Making the best of Christmas without family
Natalie Carney in Munich


Billie Foos and her two young sons decorate the small Christmas tree they have standing in the living room.

Annually, the family of three from Munich spend the holiday season with grandparents and cousins, cooking, singing, playing, but this year, those same grandparents told everyone not to come.

"Usually we're celebrating at my parents' in a big group with uncles, aunts, in-laws and father of the kids," said the child physiologist. "We would have been 10 people this year. And we always had a clear procedure since I can remember, every year Christmas is the same."



Lockdown restrictions mean only four people from different households can gather under one roof between December 24 and 26 while those without family ties can only meet with a maximum of four people from one other household.

In a country known for its Christmas celebrations, this year's muted festivities are noticeable. Christmas markets have been canceled, shops have been closed and drinking any form of alcohol in public, including the traditional mulled wine, is prohibited. Nigh-time curfews are also in place in areas where infection rates are particularly high.
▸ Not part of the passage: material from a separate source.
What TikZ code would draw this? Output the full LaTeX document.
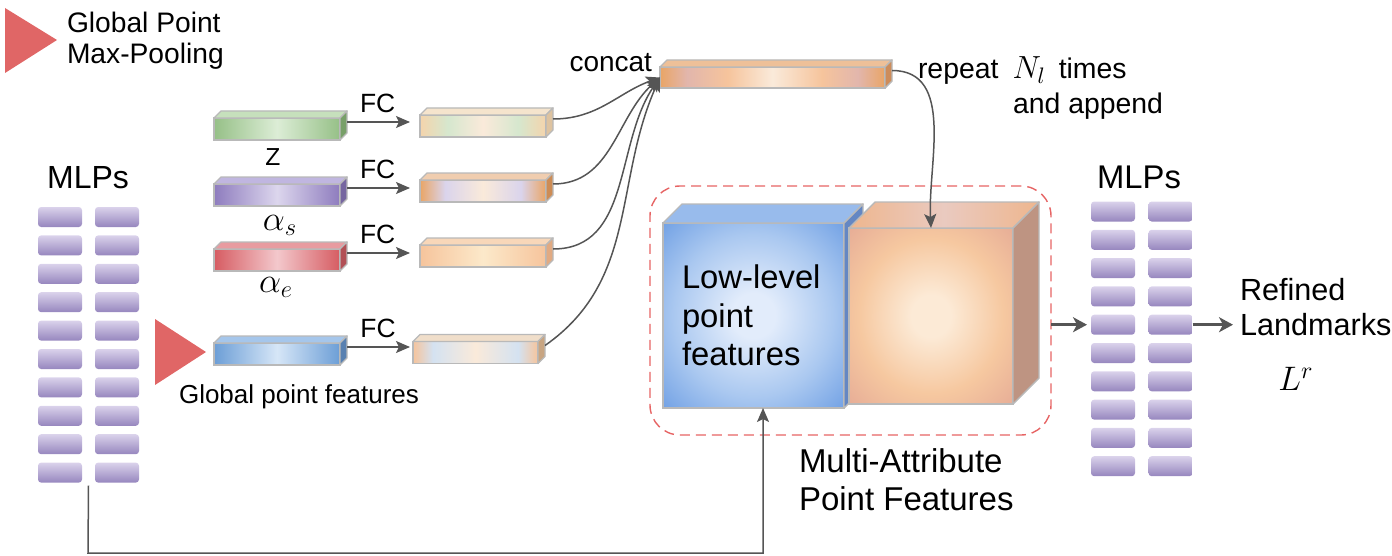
\RequirePackage{fix-cm}
\documentclass[tikz,border=0pt]{standalone}
\usepackage{fontspec}
\setmainfont{Liberation Sans}
\usetikzlibrary{
  positioning,     % below=of etc.
  calc,            % midpoints between blocks
  arrows.meta      % stealth tips
}

\definecolor{edge}{RGB}{185,185,185}
\definecolor{arrgray}{RGB}{85,85,85}
\definecolor{pool}{RGB}{224,102,102}
\definecolor{dash}{RGB}{230,100,100}
\definecolor{z-out}{RGB}{150,192,135}
\definecolor{z-in}{RGB}{220,237,214}
\definecolor{z-top}{RGB}{198,224,188}
\definecolor{z-side}{RGB}{120,160,105}
\definecolor{s-out}{RGB}{142,124,190}
\definecolor{s-in}{RGB}{220,214,237}
\definecolor{s-top}{RGB}{192,182,224}
\definecolor{s-side}{RGB}{118,102,160}
\definecolor{e-out}{RGB}{214,92,98}
\definecolor{e-in}{RGB}{243,200,204}
\definecolor{e-top}{RGB}{232,155,160}
\definecolor{e-side}{RGB}{178,80,86}
\definecolor{g-out}{RGB}{108,158,214}
\definecolor{g-in}{RGB}{214,230,247}
\definecolor{g-top}{RGB}{165,198,235}
\definecolor{g-side}{RGB}{88,128,176}
\definecolor{mlp-top}{RGB}{218,210,235}
\definecolor{mlp-bot}{RGB}{150,134,190}
\definecolor{lo-in}{RGB}{226,236,251}
\definecolor{lo-mid}{RGB}{170,200,240}
\definecolor{lo-out}{RGB}{112,160,228}
\definecolor{lo-top}{RGB}{152,187,236}
\definecolor{lo-side}{RGB}{100,135,195}
\definecolor{ma-in}{RGB}{252,234,214}
\definecolor{ma-mid}{RGB}{246,200,160}
\definecolor{ma-out}{RGB}{230,172,150}
\definecolor{ma-topa}{RGB}{238,182,142}
\definecolor{ma-topb}{RGB}{234,202,192}
\definecolor{ma-side}{RGB}{190,148,130}
% output bars
\definecolor{or-a}{RGB}{244,212,172}
\definecolor{or-b}{RGB}{233,165,102}
\definecolor{or-c}{RGB}{250,234,218}
\definecolor{or-d}{RGB}{246,196,156}
\definecolor{or-e}{RGB}{252,233,202}
\definecolor{gr-t}{RGB}{214,231,206}
\definecolor{pu-t}{RGB}{218,212,236}
\definecolor{bl-t}{RGB}{212,226,241}
\definecolor{pk-t}{RGB}{226,182,172}
\definecolor{o1-top}{RGB}{245,228,205}
\definecolor{o1-side}{RGB}{222,195,160}
\definecolor{o2-top}{RGB}{240,205,175}
\definecolor{o2-side}{RGB}{205,140,85}
\definecolor{o3-top}{RGB}{248,215,185}
\definecolor{o3-side}{RGB}{225,170,130}
\definecolor{o4-top}{RGB}{240,222,202}
\definecolor{o4-side}{RGB}{200,165,130}
\definecolor{cc-top}{RGB}{238,192,152}
\definecolor{cc-side}{RGB}{205,140,90}

\pgfdeclarehorizontalshading{out-z}{100bp}{color(0bp)=(or-a); color(25bp)=(or-a);
  color(36bp)=(gr-t); color(50bp)=(or-c); color(64bp)=(gr-t); color(75bp)=(or-a); color(100bp)=(or-a)}
\pgfdeclarehorizontalshading{out-s}{100bp}{color(0bp)=(or-b); color(25bp)=(or-b);
  color(35bp)=(pu-t); color(50bp)=(or-c); color(65bp)=(pu-t); color(75bp)=(or-b); color(100bp)=(or-b)}
\pgfdeclarehorizontalshading{out-e}{100bp}{color(0bp)=(or-d); color(25bp)=(or-d);
  color(50bp)=(or-e); color(75bp)=(or-d); color(100bp)=(or-d)}
\pgfdeclarehorizontalshading{out-g}{100bp}{color(0bp)=(or-d); color(25bp)=(or-d);
  color(33bp)=(bl-t); color(50bp)=(or-c); color(67bp)=(bl-t); color(75bp)=(or-d); color(100bp)=(or-d)}
\pgfdeclarehorizontalshading{out-cc}{100bp}{color(0bp)=(or-b); color(25bp)=(or-b);
  color(31bp)=(pk-t); color(40bp)=(or-d); color(50bp)=(or-c); color(61bp)=(or-d);
  color(69bp)=(pk-t); color(75bp)=(or-b); color(100bp)=(or-b)}
\pgfdeclareradialshading{lo-glow}{\pgfpoint{0bp}{0bp}}{color(0bp)=(lo-in);
  color(6bp)=(lo-in); color(22bp)=(lo-mid); color(36bp)=(lo-out); color(50bp)=(lo-out)}
\pgfdeclareradialshading{ma-glow}{\pgfpoint{0bp}{0bp}}{color(0bp)=(ma-in);
  color(6bp)=(ma-in); color(22bp)=(ma-mid); color(36bp)=(ma-out); color(50bp)=(ma-out)}

% top and right face of a box drawn behind a node
\newcommand\boxfaces[4]{%
  \path[face,#3] (#1.north west) -- ++(#2,#2) -- ([shift={(#2,#2)}]#1.north east)
    -- (#1.north east) -- cycle;
  \path[face,#4] (#1.north east) -- ++(#2,#2) -- ([shift={(#2,#2)}]#1.south east)
    -- (#1.south east) -- cycle;
}

\tikzset{
  every node/.style = {inner sep=0pt, outer sep=0pt},
  bar/.style = {draw=edge, line width=0.7pt, minimum width=63pt, minimum height=11pt},
  face/.style = {draw=edge, line width=0.7pt, line join=round},
  cube/.style = {draw=edge, line width=0.8pt, shade},
  mlp/.style = {rounded corners=1.6pt, minimum width=22pt, minimum height=10pt,
    top color=mlp-top, bottom color=mlp-bot},
  mapbox/.style = {draw=dash, line width=0.7pt, dash pattern=on 5pt off 3pt,
    rounded corners=15pt},
  arr/.style = {draw=arrgray, line width=0.75pt,
    -{Stealth[length=7pt,width=6pt,inset=1.5pt]}},
  bigarr/.style = {draw=arrgray, line width=1.4pt,
    -{Stealth[length=7pt,width=7.5pt,inset=2pt]}},
  lbl/.style = {align=left, font=\fontsize{15}{19}\selectfont},
  fc/.style = {font=\fontsize{13.2}{13.2}\selectfont},
  sym/.style = {font=\fontsize{17.5}{17.5}\selectfont}
}

\begin{document}
\begin{tikzpicture}[x=0.5pt, y=-0.5pt]
  \useasboundingbox (0,0) rectangle (1392,556);

  %% legend
  \fill[pool] (5,8) -- (57,40) -- (5,73) -- cycle;
  \node[lbl, font=\fontsize{14.1}{15.5}\selectfont, anchor=north west] (legend) at (67,12)
    {Global Point\\Max-Pooling};

  %% MLP columns
  \foreach \r in {0,...,9} {
    \node[mlp] (la\r) at (60,{217+28.4*\r}) {};
    \node[mlp] (lb\r) at (117,{217+28.4*\r}) {};
    \node[mlp] (ra\r) at (1113,{211.5+28.3*\r}) {};
    \node[mlp] (rb\r) at (1170.5,{211.5+28.3*\r}) {};
  }
  \node[font=\fontsize{16}{16}\selectfont] (mlpl) at (88,178) {MLPs};
  \node[font=\fontsize{16.4}{16.4}\selectfont] (mlpr) at (1139,177) {MLPs};

  %% attribute bars
  \node[bar, left color=z-out, right color=z-out, middle color=z-in] (zb) at (277,129) {};
  \node[bar, left color=s-out, right color=s-out, middle color=s-in] (sb) at (277,195) {};
  \node[bar, left color=e-out, right color=e-out, middle color=e-in] (eb) at (277,260) {};
  \node[bar, left color=g-out, right color=g-out, middle color=g-in] (gb) at (277,354) {};
  \boxfaces{zb}{3.5pt}{fill=z-top}{fill=z-side}
  \boxfaces{sb}{3.5pt}{fill=s-top}{fill=s-side}
  \boxfaces{eb}{3.5pt}{fill=e-top}{fill=e-side}
  \boxfaces{gb}{3.5pt}{fill=g-top}{fill=g-side}

  \node[below=4.5pt of zb, xshift=-2pt, font=\fontsize{12.3}{12.3}\selectfont] (zl) {Z};
  \node[below=4.5pt of sb, xshift=1.5pt, sym] (sl) {$\alpha_s$};
  \node[below=3pt of eb, xshift=-0.5pt, sym] (el) {$\alpha_e$};
  \node[below=10pt of gb, xshift=11pt, font=\fontsize{13}{13}\selectfont] (gl)
    {Global point features};
  \fill[pool] (155,319) -- (206,352) -- (155,385) -- cycle;

  %% bars after FC
  \node[bar, shade, shading=out-z] (o1) at (483,126) {};
  \node[bar, shade, shading=out-s] (o2) at (483,191) {};
  \node[bar, shade, shading=out-e] (o3) at (483,256) {};
  \node[bar, shade, shading=out-g, minimum width=62.5pt] (o4) at (475.5,352.5) {};
  \boxfaces{o1}{3.5pt}{fill=o1-top}{fill=o1-side}
  \boxfaces{o2}{3.5pt}{fill=o2-top}{fill=o2-side}
  \boxfaces{o3}{3.5pt}{fill=o3-top}{fill=o3-side}
  \boxfaces{o4}{3.5pt}{fill=o4-top}{fill=o4-side}

  %% concat bar
  \node[bar, shade, shading=out-cc, minimum width=112.5pt, minimum height=10.5pt] (cc)
    at (772.5,77.5) {};
  \boxfaces{cc}{3.5pt}{fill=cc-top}{fill=cc-side}
  \node[left=4pt of cc, yshift=7.3pt, font=\fontsize{14}{14}\selectfont] (ccl) {concat};
  \node[anchor=north west, align=left, font=\fontsize{14.2}{17.5}\selectfont] (rep)
    at (918,57) {repeat\hspace{7pt}{\fontsize{16}{16}\selectfont$N_l$}\hspace{6.5pt}times\\
    \hspace*{47.5pt}and append};

  %% multi-attribute point features
  \node[mapbox, minimum width=200.5pt, minimum height=124.5pt] (mapf) at (850.5,310.5) {};
  \node[cube, shading=lo-glow, minimum width=90.5pt,
    minimum height=92.5pt] (lo) at (753.5,315.5) {};
  \boxfaces{lo}{9.5pt}{fill=lo-top}{fill=lo-side}
  \node[cube, shading=ma-glow, minimum width=82pt,
    minimum height=88pt] (ma) at (931,316) {};
  \boxfaces{ma}{13pt}{left color=ma-topa, right color=ma-topa, middle color=ma-topb}{fill=ma-side}
  \node[lbl, font=\fontsize{16.4}{19.25}\selectfont, anchor=north west] (lol)
    at ([shift={(9.5pt,-21pt)}]lo.north west) {Low-level\\point\\features};
  \node[lbl, font=\fontsize{16.5}{19}\selectfont, anchor=north west] (mapl) at (799,449)
    {Multi-Attribute\\Point Features};

  %% output
  \node[lbl, font=\fontsize{15.3}{17.5}\selectfont, anchor=north west] (ref) at (1240,278)
    {Refined\\Landmarks};
  \node[font=\fontsize{17}{17}\selectfont] (lr) at (1296,379) {$L^r$};

  %% arrows
  \draw[arr, shorten >=5pt] ([shift={(3.5pt,3.5pt)}]zb.east) coordinate (zs) -- (zs -| o1.west)
    node[fc, pos=0.42, above=4.5pt] {FC};
  \draw[arr, shorten >=5pt] ([shift={(3.5pt,3.5pt)}]sb.east) coordinate (ss) -- (ss -| o2.west)
    node[fc, pos=0.42, above=4.5pt] {FC};
  \draw[arr, shorten >=5pt] ([shift={(3.5pt,3.5pt)}]eb.east) coordinate (es) -- (es -| o3.west)
    node[fc, pos=0.42, above=4.5pt] {FC};
  \draw[arr, shorten >=1.5pt] ([shift={(3.5pt,3.5pt)}]gb.east) coordinate (gs) -- (gs -| o4.west)
    node[fc, pos=0.47, above=4.5pt] {FC};

  \draw[arr] ([shift={(3.5pt,3.5pt)}]o1.east) to[out=0, in=200] (cc.west);
  \draw[arr] ([shift={(3.5pt,3.5pt)}]o2.east) to[out=0, in=222] (cc.west);
  \draw[arr] ([shift={(3.5pt,3.5pt)}]o3.east) to[out=0, in=235] (cc.west);
  \draw[arr] ([shift={(3.5pt,3.5pt)}]o4.east) to[out=35, in=246] (cc.west);

  \draw[arr] ([shift={(3.5pt,3.5pt)}]cc.east) to[out=0, in=93] (ma.north);

  \coordinate (bend) at (88,553);
  \draw[arr] ($(la9.south east)!0.5!(lb9.south west)+(0,-1.5pt)$) -- (bend)
    -| ([xshift=4.75pt]lo.south);

  \draw[bigarr, shorten >=2pt] (mapf.east |- ra4) -- (ra4.west);
  \draw[bigarr, shorten >=3.5pt] (rb4.east) -- (ref.west |- rb4);

\end{tikzpicture}
\end{document}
Understanding the restrictions

While some may find the restrictions difficult, the Foos family understands why these restrictions are needed.
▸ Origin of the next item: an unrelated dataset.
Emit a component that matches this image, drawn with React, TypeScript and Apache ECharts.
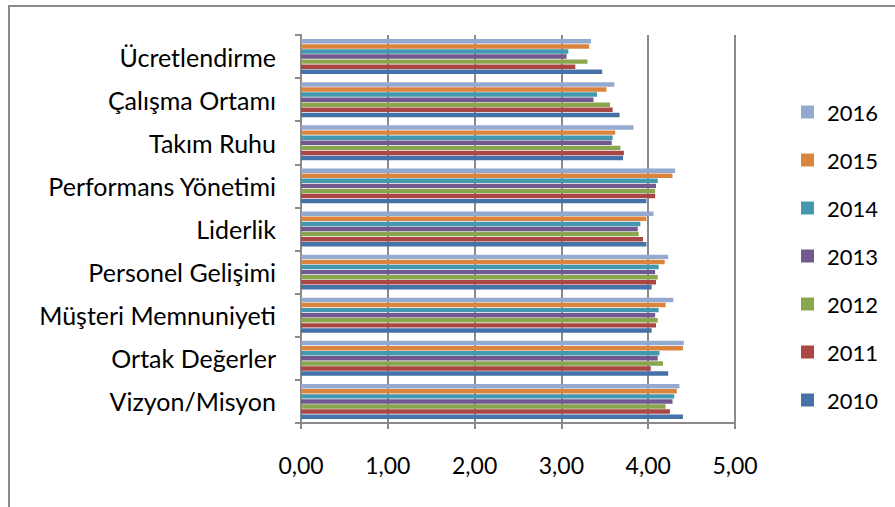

"Yesterday I learned that my best friend got infected with COVID-19," Billie tells CGTN. "The thought of infecting the own parents or grandparents at Christmas Eve is such a horror. It's irrational! 

"What kind of family story would that be if someone got infected at Christmas Eve and got really sick or even died? So it's okay and it will still be a nice evening as it is."

Earlier this month, chancellor Angela Merkel made an emotional plea for Germans to avoid a last Christmas with the grandma and grandpa, saying "If we have too much contact over Christmas and afterward it turns out that that was the last Christmas with the grandparents, then we will have really messed up and we should not mess up!"


Billie Foos and her son Phillip are making the best of a Christmas without much of their family. /CGTN

Billie Foos and her son Phillip are making the best of a Christmas without much of their family. /CGTN


Making the best of it

Despite being only eight years old, Billie's son Phillip knows why the festivities will be different this year without his extended family. "I've never been anywhere else for Christmas. This is my first Christmas at home. I'm sad, of course, but we're making the best of it."

The family plans on continuing the extended family's annual traditions, says Billie. "We're trying as much as possible to keep the Christmas traditions from Grandma and Grandpa. 

"Everyone goes into another room, eating cookies and drinking sparkling wine until the bell is rung. Then there's candlelight in the Christmas room, the presents are there, and then someone gives a speech. Usually it's my father, but this year I probably have to do it."

According to Germany's center for disease control, 32,195 new cases of the virus have been detected across the country in the past 24 hours with 802 deaths.

While it may be difficult for many, there is an understanding that public health and safety make the smartest Christmas present.

Regular lockdown restrictions will apply from December 26, whereby only four people from two different households can meet. These restrictions are set to end on January 10.